Rielingshausen · Baden-Württemberg · Germany
Friedhof, Rielingshausen
The hillside cemetery and churchyard of Rielingshausen, with the family's hand-carved gravestones and the WWI/WWII memorial wall listing the village's war dead — including many Wildermuths across both wars.
Why this place matters
The cemetery is where the people who stayed are buried. The memorial wall, with its rows of Wildermuth surnames from 1914–18 and 1939–45, records the cost of the two world wars to the village's most populous family. Chuck's 2018 photograph of the memorial is the most legible record of those names this archive holds.
Then & now
Robert Earl photographed the hillside graves on the November 1992 trip; Chuck framed the same hillside in 2018.
The cemetery hillside
Across generations
The Rielingshausen WWI/WWII memorial wall. Three tablets: the 1914–18 dead on left and right, the 1939–45 dead in the center. Wildermuth names appear repeatedly across all three — Wilh., Karl, Ernst, Hermann, Albert, Walter, Rudolf, and others. This is the document Robert Earl's 1989 manuscript referred to when it noted '23 Wildermuths' on the village memorial.
Alignment: No 1992 frame of the memorial wall exists in the family archive; Chuck's 2018 frame is the first.
A steep hillside cemetery behind the village church, where the Wildermuths who did not emigrate are buried. The graves are hand-carved, the older ones eroding past legibility.
Set into the churchyard wall is the village’s First and Second World War memorial — three brown stone tablets recording the village dead.
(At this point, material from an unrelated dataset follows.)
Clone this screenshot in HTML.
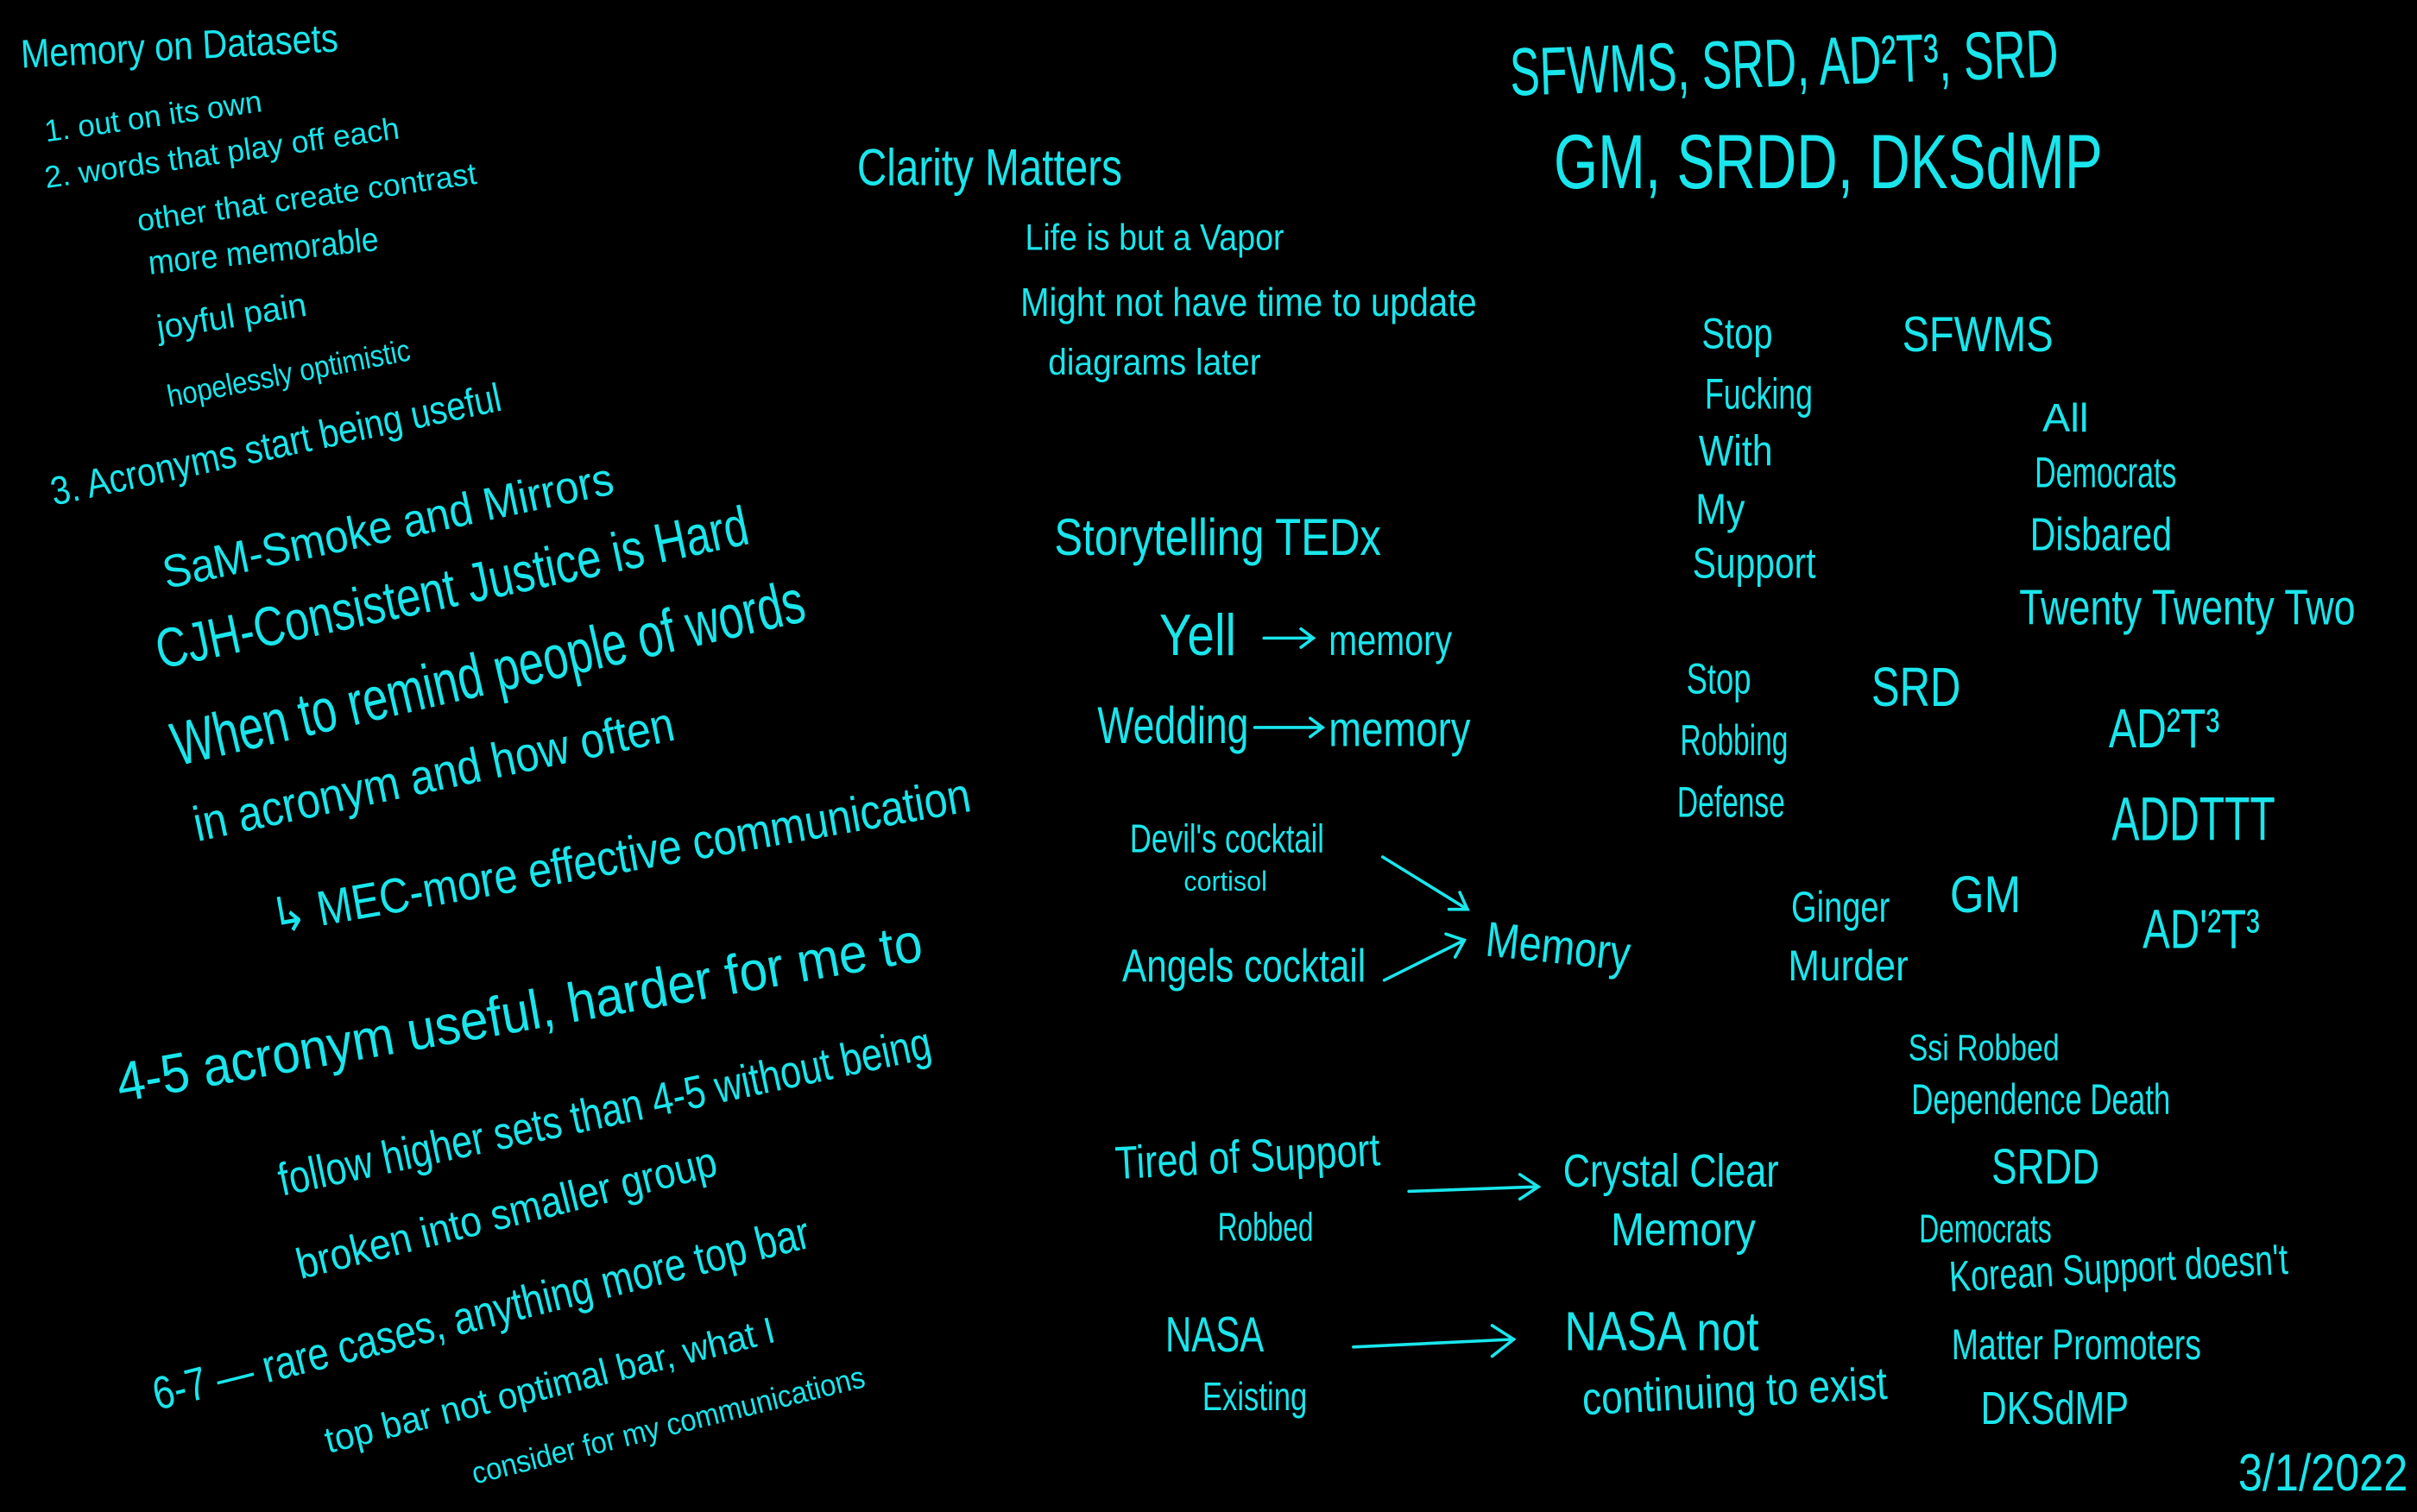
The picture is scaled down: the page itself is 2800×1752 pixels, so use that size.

Chuck’s 2018 frame brings the names into legibility: the 1914–1918 tablet lists, among others, Wildermuth Wilhelm (30.8), Wildermuth Karl (multiple, on multiple dates), Wildermuth Ernst (7.12), Wildermuth Hermann, Wildermuth Rudolf, Wildermuth Hugo — and the 1939–1945 tablet in the center adds Wildermuth Ernst, Wildermuth Albert (26.6), Wildermuth Walter (11.5), among others. Robert Earl’s count of “23 Wildermuths” on the memorial appears to be conservative.
This wall and the hillside graves above it are the village’s documentation of what staying cost.